El preámbulo de la Ley del Impuesto sobre Sociedades señala, como uno de sus objetivos rectores, que la aplicación del tributo no genere alteraciones sustanciales del comportamiento empresarial, basándose para ello en los principios constitucionales de neutralidad, igualdad y justicia.
A pesar de esta declaración de intenciones, la medida con mayor impacto, dentro de las reformas del Impuesto sobre Sociedades contempladas por el Proyecto de Ley de Presupuestos Generales del Estado, termina con más de 40 años de neutralidad fiscal asociada al tratamiento de los dividendos.
Desde la creación del Impuesto sobre Sociedades en 1978 se garantizaba que la repartición de beneficios entre empresas de un mismo grupo fuera neutral desde un punto de vista fiscal, si bien los mecanismos utilizados para conseguir este objetivo han variado a lo largo de los años. Lo que comenzó como una reducción en la cuota a pagar gradualmente se ha ido trasladando a una minoración de la base imponible. No obstante, a través de ambos sistemas, se garantizó que pudieran trasladarse beneficios entre las sociedades de un mismo grupo sin que los mismos fueran objeto de un gravamen adicional.
Sin embargo, de salir adelante el proyecto en su redacción presentada ante las Cortes, esta neutralidad quedaría quebrada al someterse a tributación las distribuciones de beneficios. Es cierto que el importe sujeto a gravamen es relativamente pequeño, un cinco por ciento del importe recibido, lo que supone una tributación efectiva del 1,25 por ciento para la mayoría de las sociedades. Sin embargo, el impacto global de la medida no es menor ya que supondría una recaudación adicional que superaría con creces los mil millones de euros.

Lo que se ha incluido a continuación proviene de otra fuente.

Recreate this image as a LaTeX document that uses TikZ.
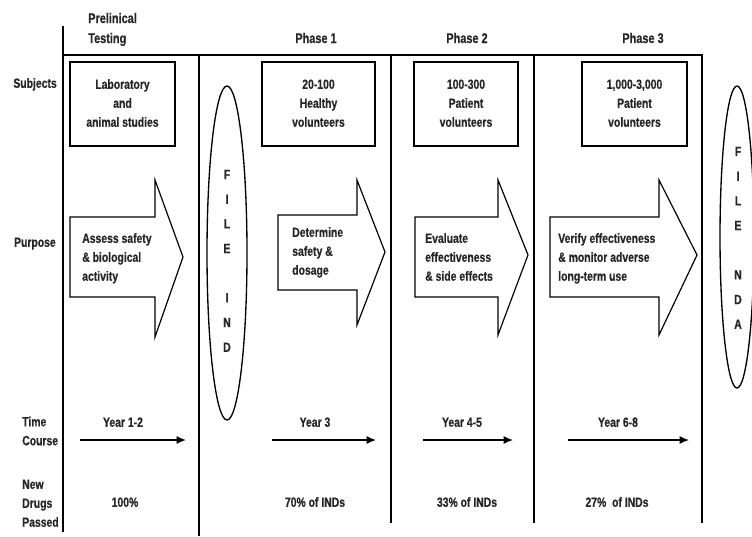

No obstante, la mayor o menor relevancia cuantitativa no puede ocultar que la imposición de los dividendos no encaja con el principio de capacidad económica. Recordemos que se están haciendo tributar rentas que ya han sido objeto de gravamen y cuyo reparto no supone ninguna riqueza adicional para un grupo empresarial.
A esta primera consideración, más abstracta, hay que añadir una serie de impactos de índole práctica. El primero de ellos es que el gravamen sobre los dividendos supone un nuevo revés a la salida al exterior de las compañías españolas, al quedar sometida la obtención de beneficios en el extranjero a un gravamen adicional cuando los mismos se repatrien a nuestro país. La desaparición de la neutralidad en el reparto de dividendos supone la eliminación del último de los incentivos a la internacionalización después de que desaparecieran, por razones de distinta índole, entre otros, la deducción por actividades exportadoras, la amortización del fondo de comercio financiero en la compra de entidades no residentes o la exención de las UTEs que operaban en el extranjero.
Estos impactos negativos operan en una doble dirección ya que, además de trabar la salida de nuestras empresas al exterior, también dificultan la entrada del capital extranjero. Esta norma, junto con la existencia del pago fraccionado mínimo, hace mucho más difícil que España sea contemplada como un territorio en el que centralizar inversiones. Se pierde, a mi juicio, la oportunidad de poner en valor la mejor red de convenios con Latinoamérica o la captación de las sociedades holding que escapan del Reino Unido como consecuencia del Brexit.
Parece que todas las esperanzas están puestas en que lo aparentemente reducido del gravamen nos salvará de estas distorsiones. En caso de que se apruebe la norma, esperemos que acierten.